State of Michigan statistics show Grosse Pointe Public School teachers are the highest paid in the state.  Questions have been asked and theories presented as to why this is the case.  Teacher salaries are every district’s highest investment.  As such we need to understand the dynamics of employee compensation fully, but undertake the analysis in an objective, constructive manner.

Teacher salaries.  This is a heavy topic.  So here’s the preamble.

You are NOT about to read an argument that makes a case that our teachers are overpaid, or that they are greedy, or that they are to blame for school districts’ financial predicament, or that unions are evil, or any other similarly negative interpretation of this analysis.  We have to be able to talk about compensation.  We cannot fearfully avoid these discussions.  This would be like a household under financial distress avoiding discussion about their mortgage as they plan their budget.

The fact is that teacher salaries are our highest investment.  This should come as a surprise to no one.  Furthermore, salary costs have a direct impact on our second highest expense, retirement costs.  When dealing with financial challenges such as we are today it would be simply foolish to avoid analysis of our two largest budget items.

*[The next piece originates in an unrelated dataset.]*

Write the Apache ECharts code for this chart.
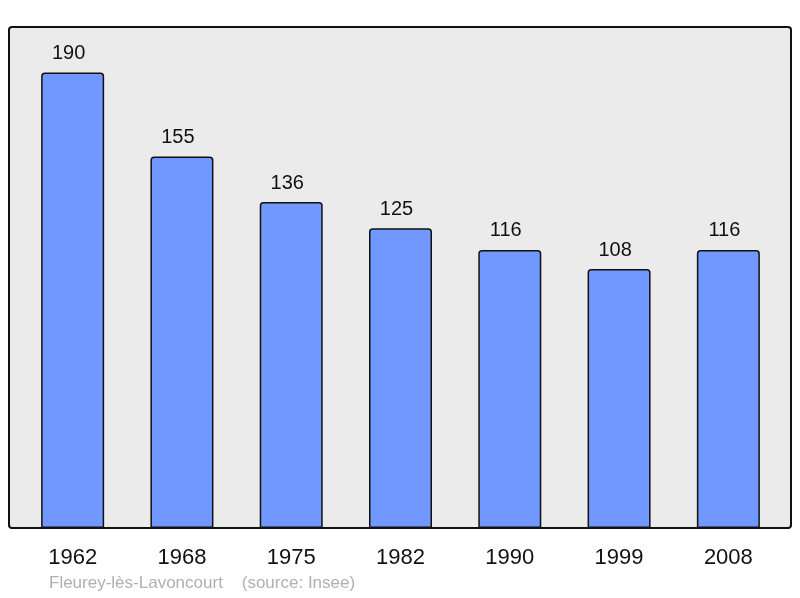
<!DOCTYPE html>
<html>
<head>
<meta charset="utf-8">
<script src="https://cdn.jsdelivr.net/npm/echarts@6/dist/echarts.min.js"></script>
<style>
html, body { margin: 0; padding: 0; background: #fff; }
#chart { width: 800px; height: 598px; }
</style>
</head>
<body>
<div id="chart"></div>
<script>
const years = ['1962', '1968', '1975', '1982', '1990', '1999', '2008'];
const population = [190, 155, 136, 125, 116, 108, 116];
const footer = 'Fleurey-lès-Lavoncourt    (source: Insee)';

const chart = echarts.init(document.getElementById('chart'));
chart.setOption({
    animation: false,
    textStyle: { fontFamily: 'Liberation Sans, Arial, sans-serif' },
    graphic: [
        {
            type: 'rect',
            z: -10,
            shape: { x: 9, y: 27, width: 782, height: 501, r: 3 },
            style: { fill: '#ebebeb', stroke: '#111', lineWidth: 2 }
        },
        {
            type: 'text',
            left: 49,
            top: 575,
            style: { text: footer, fill: '#b0b0b0', fontSize: 17, fontFamily: 'Liberation Sans, Arial, sans-serif' }
        }
    ],
    grid: { left: 18, top: 27, width: 765, height: 501 },
    xAxis: {
        type: 'category',
        data: years,
        axisLine: { show: false },
        axisTick: { show: false },
        axisLabel: { color: '#111', fontSize: 22, margin: 19 }
    },
    yAxis: {
        type: 'value',
        min: 0,
        max: 209,
        show: false,
        splitLine: { show: false }
    },
    series: [
        {
            type: 'bar',
            data: population,
            barWidth: 63,
            itemStyle: {
                color: '#7098ff',
                borderColor: '#111',
                borderWidth: 1.5,
                borderRadius: [3, 3, 0, 0]
            },
            label: {
                show: true,
                position: 'top',
                distance: 9,
                offset: [-4, 0],
                color: '#111',
                fontSize: 20
            }
        }
    ]
});
</script>
</body>
</html>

In anticipation of the next logical question, how can I, as a member of the Board of Education, position myself as an objective analyst?   I myself am a graduate of the Grosse Pointe Public School System (South, ’86).  I remain in frequent contact with dozens of fellow GPPSS graduates who are eager to see the district flourish.  As a parent of three GPPSS students, an uncle to many more students, and friend or neighbor of the parents of scores more students, I want nothing but the best for our district.  These are my motivations for Board service.

I count many teachers as friends.  Many recall I, too, was once a teacher and know how familiar I am with the value they deliver, their motivation for their profession, and unique challenges of their jobs.  I recognize the importance of a mutually respectful and beneficial partnership.

I don’t buy into the idea that Board members and teachers have to be cats and dogs.  I have nothing to personally gain in the increase or decrease of employee compensation.  I believe, as I am sure our employees believe, that the Grosse Pointe Public School System must maintain financial equilibrium in order to deliver the services the community expects.  As a Board member, my responsibility is to help ensure short-term AND long-term financial equilibrium within the construct of how Michigan funds public schools.  So with that foundation, let’s get started.

In a recent post and in a variety of benchmarking reports I have pointed out the implications of employee compensation on school budgets.  This begs the question, if it is true that Grosse Pointe Public School teachers are the highest paid in the state, how did it come to be that way and how can we afford it?  One hypothesis is that our teacher salaries are higher because we have a more experienced staff (in terms of years of service) and better educated teachers (measured by degrees and post-graduate credits).